▶ [INFORMATION SUPPLIED]:

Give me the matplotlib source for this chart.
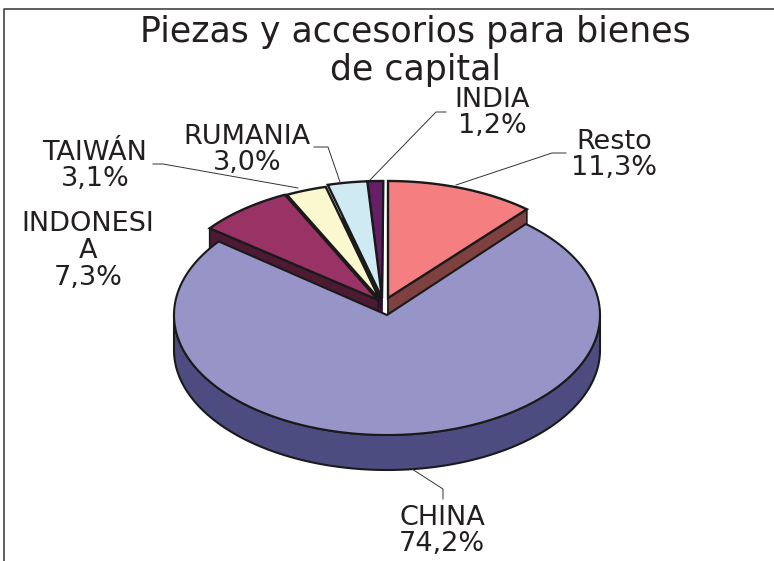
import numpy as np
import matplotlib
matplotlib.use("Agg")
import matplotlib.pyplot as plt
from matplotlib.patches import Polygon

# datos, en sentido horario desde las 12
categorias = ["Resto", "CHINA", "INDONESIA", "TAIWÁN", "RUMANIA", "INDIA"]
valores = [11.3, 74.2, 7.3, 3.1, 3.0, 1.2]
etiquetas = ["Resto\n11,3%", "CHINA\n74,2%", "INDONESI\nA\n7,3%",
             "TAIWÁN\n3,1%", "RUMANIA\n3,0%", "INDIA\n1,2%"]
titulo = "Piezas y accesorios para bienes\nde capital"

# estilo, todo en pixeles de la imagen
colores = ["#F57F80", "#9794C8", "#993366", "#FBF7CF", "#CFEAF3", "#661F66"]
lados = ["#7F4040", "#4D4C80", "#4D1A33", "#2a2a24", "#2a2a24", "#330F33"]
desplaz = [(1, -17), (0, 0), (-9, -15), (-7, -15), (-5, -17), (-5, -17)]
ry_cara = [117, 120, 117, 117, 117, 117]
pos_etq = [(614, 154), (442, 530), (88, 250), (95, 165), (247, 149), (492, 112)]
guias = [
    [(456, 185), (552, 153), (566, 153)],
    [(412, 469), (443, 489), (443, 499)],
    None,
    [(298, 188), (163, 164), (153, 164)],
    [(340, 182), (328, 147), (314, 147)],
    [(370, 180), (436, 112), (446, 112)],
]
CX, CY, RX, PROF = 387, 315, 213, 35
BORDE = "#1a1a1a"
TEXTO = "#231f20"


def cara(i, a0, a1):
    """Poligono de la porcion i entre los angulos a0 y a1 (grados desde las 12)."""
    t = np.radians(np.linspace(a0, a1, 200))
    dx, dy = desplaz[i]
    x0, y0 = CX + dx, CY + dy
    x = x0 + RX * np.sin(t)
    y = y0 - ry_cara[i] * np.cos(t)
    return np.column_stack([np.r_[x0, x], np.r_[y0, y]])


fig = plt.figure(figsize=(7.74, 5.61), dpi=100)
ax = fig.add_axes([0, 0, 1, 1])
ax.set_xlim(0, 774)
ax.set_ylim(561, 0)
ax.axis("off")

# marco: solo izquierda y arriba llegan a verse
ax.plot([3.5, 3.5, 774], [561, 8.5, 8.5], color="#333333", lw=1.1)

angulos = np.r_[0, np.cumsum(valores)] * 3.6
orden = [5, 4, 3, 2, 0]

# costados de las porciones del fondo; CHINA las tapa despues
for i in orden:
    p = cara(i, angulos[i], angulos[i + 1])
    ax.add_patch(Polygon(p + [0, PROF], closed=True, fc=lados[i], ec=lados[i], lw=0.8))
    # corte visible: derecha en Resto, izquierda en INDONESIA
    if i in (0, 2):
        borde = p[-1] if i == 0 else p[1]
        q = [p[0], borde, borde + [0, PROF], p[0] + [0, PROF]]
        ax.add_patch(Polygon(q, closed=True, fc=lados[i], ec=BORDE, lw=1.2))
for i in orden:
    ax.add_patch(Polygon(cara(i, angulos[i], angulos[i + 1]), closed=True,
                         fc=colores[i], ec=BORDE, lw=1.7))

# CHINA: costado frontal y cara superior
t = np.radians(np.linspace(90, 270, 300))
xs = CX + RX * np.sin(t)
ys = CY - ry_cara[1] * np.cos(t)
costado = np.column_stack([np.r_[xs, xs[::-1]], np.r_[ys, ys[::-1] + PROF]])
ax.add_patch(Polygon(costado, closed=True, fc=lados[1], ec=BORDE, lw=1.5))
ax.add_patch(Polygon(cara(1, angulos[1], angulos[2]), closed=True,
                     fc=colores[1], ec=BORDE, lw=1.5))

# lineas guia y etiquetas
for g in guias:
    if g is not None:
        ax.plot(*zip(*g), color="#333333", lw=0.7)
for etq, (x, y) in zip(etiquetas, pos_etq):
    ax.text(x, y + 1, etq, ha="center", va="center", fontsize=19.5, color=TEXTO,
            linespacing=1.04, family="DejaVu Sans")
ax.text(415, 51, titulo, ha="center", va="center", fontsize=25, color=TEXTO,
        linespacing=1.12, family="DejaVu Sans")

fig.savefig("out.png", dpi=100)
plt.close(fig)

▶ [DIRECTION]: From the first line above to the line containing "y accesorios para", repeat each line exactly. Pictures stay out.

▶ [WRITTEN ANSWER]:
Give me the matplotlib source for this chart.
import numpy as np
import matplotlib
matplotlib.use("Agg")
import matplotlib.pyplot as plt
from matplotlib.patches import Polygon

# datos, en sentido horario desde las 12
categorias = ["Resto", "CHINA", "INDONESIA", "TAIWÁN", "RUMANIA", "INDIA"]
valores = [11.3, 74.2, 7.3, 3.1, 3.0, 1.2]
etiquetas = ["Resto\n11,3%", "CHINA\n74,2%", "INDONESI\nA\n7,3%",
             "TAIWÁN\n3,1%", "RUMANIA\n3,0%", "INDIA\n1,2%"]
titulo = "Piezas y accesorios para bienes\nde capital"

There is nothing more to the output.